Eco-Friendly

8 Small Ways You Can be More Eco-Friendly Tomorrow

Many households across America are on the hunt for ways to do their part for the environment. If you want to “go greener” and become more eco-friendly, you might be surprised to learn how simple changes can have a profound effect on the environment around you. Here are 8 small ways in which you can be more eco-friendly starting tomorrow. 

#1 – Turn Off & Unplug Appliances at Night

If you leave your computers on overnight, or if you are using appliances that continue to utilize power even when they aren’t formally in use, it’s worth turning them off and unplugging them completely. Even though you aren’t using your computer – or your microwave or coffee maker, for that matter – they do continue to draw a small amount of power. No one appliance utilizes a significant amount of power when it’s not in use, but when you add them all up, and then add the neighborhood, the state, and the country, that’s a lot of extra (and unnecessary) energy going to waste. 

#2 – Use More Natural Light

Another excellent way to be more eco-friendly involves making use of all the natural light you can so that you don’t need to turn the lights on as often. For example, moving your work desk so that it is under a window can eliminate your need for a lamp on most days – and natural light is better for your eyes, too. 

#3 – Start Using Cold Water for Laundry (when Appropriate)

You might think that hot water gets your clothing cleaner, but for the most part that simply isn’t true. In fact, if you’re trying to remove stains, cold water is almost always the best option. Hot water can cause stains to become set-in, which means they may never come out. Believe it or not, the detergents used to wash clothes become less effective in water temperatures above 75 degrees. If you have a heavily-soiled load of wash, don’t reach for the hot water; use a longer wash time and an extra rinse cycle, instead. 

#4 – Ban Bottled Water from Your Home

Bottled water is extremely convenient, and millions of Americans continue to buy their drinking water by the case. Manufacturers have done all they can to reduce the amount of plastic used in these bottles, but at the end of the day, every bottle of water you drink leaves behind a piece of plastic that will be around for thousands of years. Instead, invest in water filtration systems. A faucet-mounted filter or even a filter pitcher can provide water just as clean as the water in the bottle, and a whole-home filtration system can provide pure water from every faucet in your home. 

#5 – Trade Disposables for Reusables

There are plenty of items in the average American household that are used once and then thrown away. Reducing the amount of waste we produce – or even the type of waste we produce – is key to becoming eco-friendly. Some options include:

  • Purchasing detergents and soaps in refillable containers.
  • Replacing single-use plastic straws with metal or glass ones.
  • Switching your plastic toothbrush to one made from sustainable bamboo
  • Buying toilet tissue made from recycled and/or sustainable materials.

#6 – Plant a Tree in Your Yard

A single tree can make a huge impact on your everyday life in many ways.
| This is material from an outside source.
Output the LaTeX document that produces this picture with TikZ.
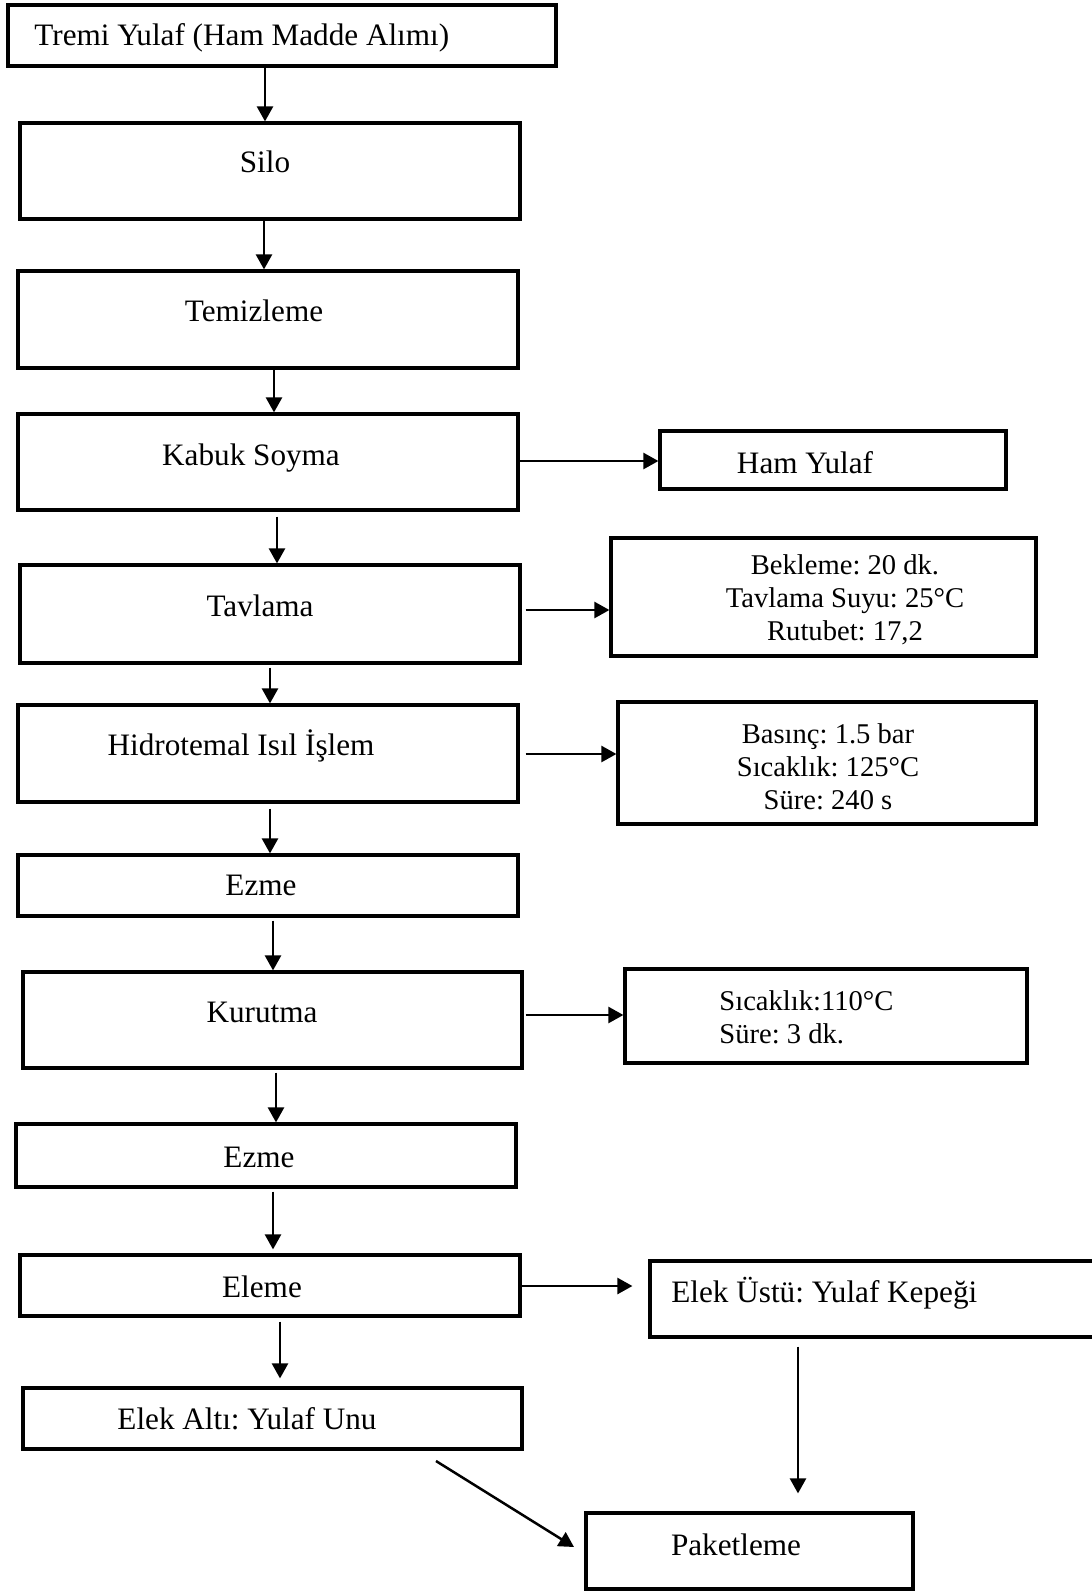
\documentclass[tikz,border=0pt]{standalone}
\usepackage{fontspec}
\setmainfont{Liberation Serif}
\frenchspacing
\usetikzlibrary{arrows.meta,fit}
\begin{document}
\begin{tikzpicture}[x=0.5pt,y=-0.5pt,
  box/.style={draw,line width=1.6pt,inner sep=0pt},
  txt/.style={font=\fontsize{15.6}{19}\selectfont,inner sep=0pt,anchor=base},
  stxt/.style={font=\fontsize{15.6}{19}\selectfont,inner sep=0pt,anchor=base},
  ptxt/.style={font=\fontsize{14.3}{16.6}\selectfont,inner sep=0pt,align=center},
  arr/.style={line width=1.25pt,-{Triangle[length=7.5pt,width=8pt]}}]
\clip (0,0) rectangle (1092,1591);
\fill[white] (0,0) rectangle (1092,1591);
% boxes
\node[box,fit={(8,5) (556,66)}] (tremi) {};
\node[box,fit={(20,123) (520,219)}] (silo) {};
\node[box,fit={(18,271) (518,368)}] (temiz) {};
\node[box,fit={(18,414) (518,510)}] (kabuk) {};
\node[box,fit={(660,431) (1006,489)}] (ham) {};
\node[box,fit={(20,565) (520,663)}] (tavla) {};
\node[box,fit={(611,538) (1036,656)}] (bekle) {};
\node[box,fit={(18,705) (518,802)}] (hidro) {};
\node[box,fit={(618,702) (1036,824)}] (basinc) {};
\node[box,fit={(18,855) (518,916)}] (ezme) {};
\node[box,fit={(23,972) (522,1068)}] (kurut) {};
\node[box,fit={(625,969) (1027,1063)}] (sicak) {};
\node[box,fit={(16,1124) (516,1187)}] (ezmeb) {};
\node[box,fit={(20,1255) (520,1316)}] (eleme) {};
\node[box,fit={(650,1261) (1100,1337)}] (ustu) {};
\node[box,fit={(23,1388) (522,1449)}] (alti) {};
\node[box,fit={(586,1513) (913,1589)}] (paket) {};
% texts
\node[txt,anchor=base west] at (34,45.5) {Tremi Yulaf (Ham Madde Alımı)};
\node[txt] at (265,172) {Silo};
\node[txt] at (254,321) {Temizleme};
\node[txt] at (251,465) {Kabuk Soyma};
\node[txt] at (805,473) {Ham Yulaf};
\node[txt] at (260,616) {Tavlama};
\node[ptxt] at (845,600) {Bekleme: 20 dk.\\Tavlama Suyu: 25°C\\Rutubet: 17,2};
\node[txt] at (241,755) {Hidrotemal Isıl İşlem};
\node[ptxt] at (828,767) {Basınç: 1.5 bar\\Sıcaklık: 125°C\\Süre: 240 s};
\node[txt] at (261,895) {Ezme};
\node[txt] at (262,1022) {Kurutma};
\node[ptxt,align=left,anchor=west] at (719,1017) {Sıcaklık:110°C\\Süre: 3 dk.};
\node[txt] at (259,1167) {Ezme};
\node[txt] at (262,1297) {Eleme};
\node[stxt,anchor=base west] at (671,1302) {Elek Üstü: Yulaf Kepeği};
\node[stxt] at (247,1429) {Elek Altı: Yulaf Unu};
\node[txt] at (736,1555) {Paketleme};
% vertical arrows
\draw[arr] (265,0 |- tremi.south) -- (265,0 |- silo.north);
\draw[arr] (264,0 |- silo.south) -- (264,0 |- temiz.north);
\draw[arr] (274,0 |- temiz.south) -- (274,0 |- kabuk.north);
\draw[arr,shorten <=2.5pt] (277,0 |- kabuk.south) -- (277,0 |- tavla.north);
\draw[arr,shorten <=1.5pt] (270,0 |- tavla.south) -- (270,0 |- hidro.north);
\draw[arr,shorten <=2.5pt] (270,0 |- hidro.south) -- (270,0 |- ezme.north);
\draw[arr,shorten <=1.5pt] (273,0 |- ezme.south) -- (273,0 |- kurut.north);
\draw[arr,shorten <=1.5pt] (276,0 |- kurut.south) -- (276,0 |- ezmeb.north);
\draw[arr,shorten <=1.5pt,shorten >=2pt] (273,0 |- ezmeb.south) -- (273,0 |- eleme.north);
\draw[arr,shorten <=2pt,shorten >=4pt] (280,0 |- eleme.south) -- (280,0 |- alti.north);
% horizontal arrows
\draw[arr] (kabuk.east |- 0,461) -- (ham.west |- 0,461);
\draw[arr,shorten <=2pt] (tavla.east |- 0,610) -- (bekle.west |- 0,610);
\draw[arr,shorten <=3pt] (hidro.east |- 0,754) -- (basinc.west |- 0,754);
\draw[arr,shorten <=1pt] (kurut.east |- 0,1015) -- (sicak.west |- 0,1015);
\draw[arr,shorten >=8pt] (eleme.east |- 0,1286) -- (ustu.west |- 0,1286);
% to packaging
\draw[arr,shorten <=4pt,shorten >=9pt] (798,0 |- ustu.south) -- (798,0 |- paket.north);
\coordinate (d1) at (436,1461);
\coordinate (d2) at (574,1547);
\draw[arr] (d1) -- (d2);
\end{tikzpicture}
\end{document}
First, trees absorb carbon dioxide and use it to produce oxygen, which means they are natural air scrubbers. Second, as the tree matures, it will provide shade for your home, which can help to reduce your reliance on central air conditioning. 

#7 – Choose Paperless Billing

If you are still receiving your utility bills, credit card bills, and bank statements in the mail, now is the time to switch to a paperless alternative. Bills create millions of pounds of paper waste in the United States every year, and you can do your part by choosing to view your bills online, instead. (Some companies will even give you a discount for opting into paperless billing!)

#8 – Shop Farmers’ Markets

Believe it or not, buying produce at your local chain grocer can have a significant impact on the environment, and here’s why: that produce is trucked in from across the country, which is a major contributor to air pollution and the consumption of fossil fuels. When communities choose to shop at farmers’ markets instead, they reduce the demand for trucked-in produce at the chain grocery stores, which can have a major impact on the environment. 

As you can see, you don’t have to change your entire lifestyle overnight to be more eco-friendly tomorrow. In fact, it all starts with simple little changes. Purchasing some metal or glass straws rather than continuing to buy single-use disposables, choosing paperless billing for your utilities and credit cards, and even shopping at your local farmers’ market for your produce are all huge steps in the right direction.